Bij deze gebeurtenis was naast een deskundige van het Rijksmuseum een slotenmaker aanwezig. De twee hangsloten konden ze niet open krijgen, maar bij het derde -en belangrijkste- slot hadden ze meer succes. Het sleutelgat zat verborgen onder een lip van dezelfde vorm als de geklonken bouten elders op het deksel. De reusachtige sleutel bleek een mechaniek in werking te stellen waarmee tien zware stangen langs de rand van de deksel terugschoven. De inhoud was een verrassing: het verloren gewaande archief van het hofje tot 1824. Een akte uit 1650 was er niet bij; wel een rol perkament uit 1709 die als stichtingsakte kon gelden omdat de regent Van maarloop, die als bouwheer het hofje met 17 woningen had uitgebreid, hierin de definitieve juridische vorm van het hofje notarieel liet vastleggen. Hij bepaalde ondermeer dat er drie regenten zouden zijn die elk één van de drie sleutels van de archiefkast in bezit moesten hebben.

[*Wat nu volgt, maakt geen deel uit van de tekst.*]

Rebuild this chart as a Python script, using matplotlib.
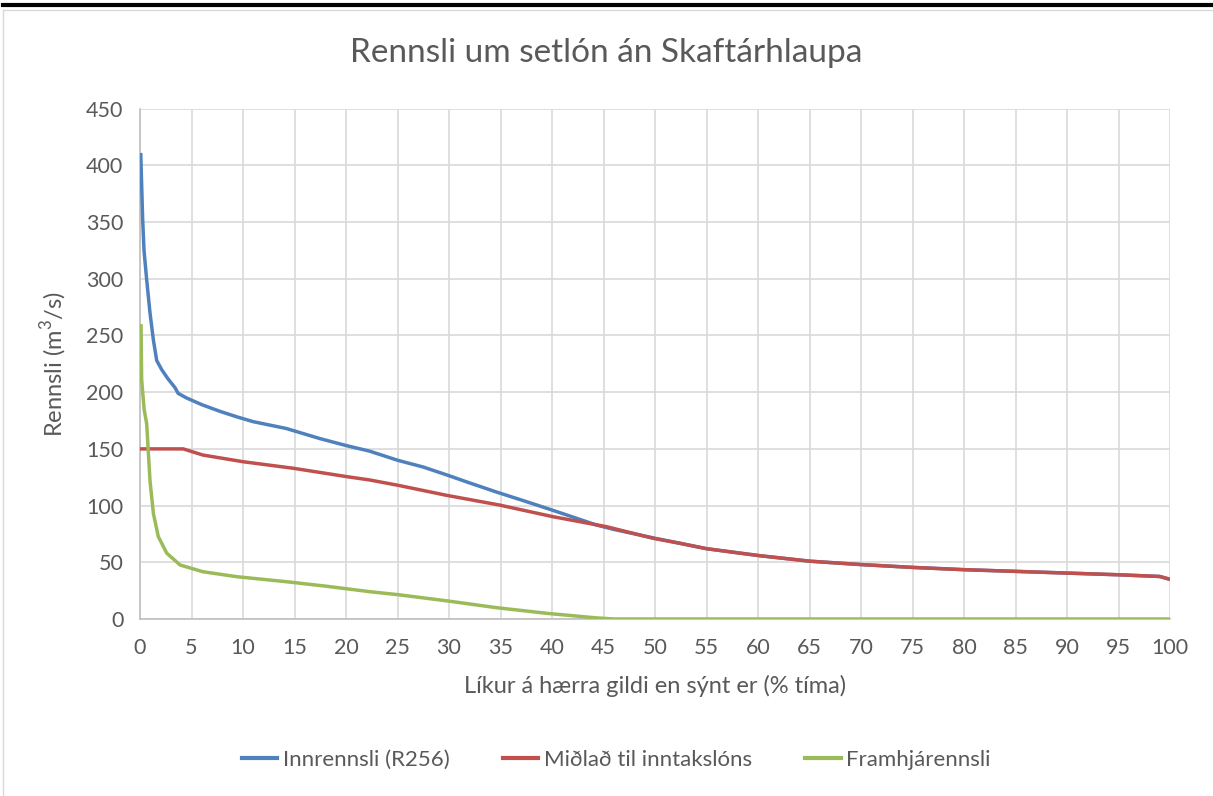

De inhoud van de kist is daarna naar het Gemeentearchief verhuisd. Eén van de documenten is echter teruggevraagd: de perkamenten stichtingsakte uit 1709. De regenten bedachten namelijk met enige schaamte dat deze volgens een ander artikel van dit stuk ten eeuwigen dage in de archiefkast moest worden bewaard. Het Gemeentearchief heeft nu een fotokopie.
Heden ten dage is het hofje aan de binnenzijde -op de huismeester na- alleen voor vrouwen. Aan de straatzijde wonen mannen. Criteria zijn dat je op het hofje moet passen, elkaar moet kunnen verdragen en elkaar geen overlast bezorgt, niet veel meer dan normale bepalingen voor huurhuizen. De zorgzaamheid en saamhorigheid onder de bewoonsters is erg groot, maar tevens heerst er de sfeer van ´leven en laten leven´ een vorm van sociale controle in de positieve zin. Het hofje is eigendom van de Stichting De Drie Hofjes, (Suyckerhoff-hofje, Hofje Venetiae en voorheen Everdina de Lanoyhof) die ook het beheer heeft.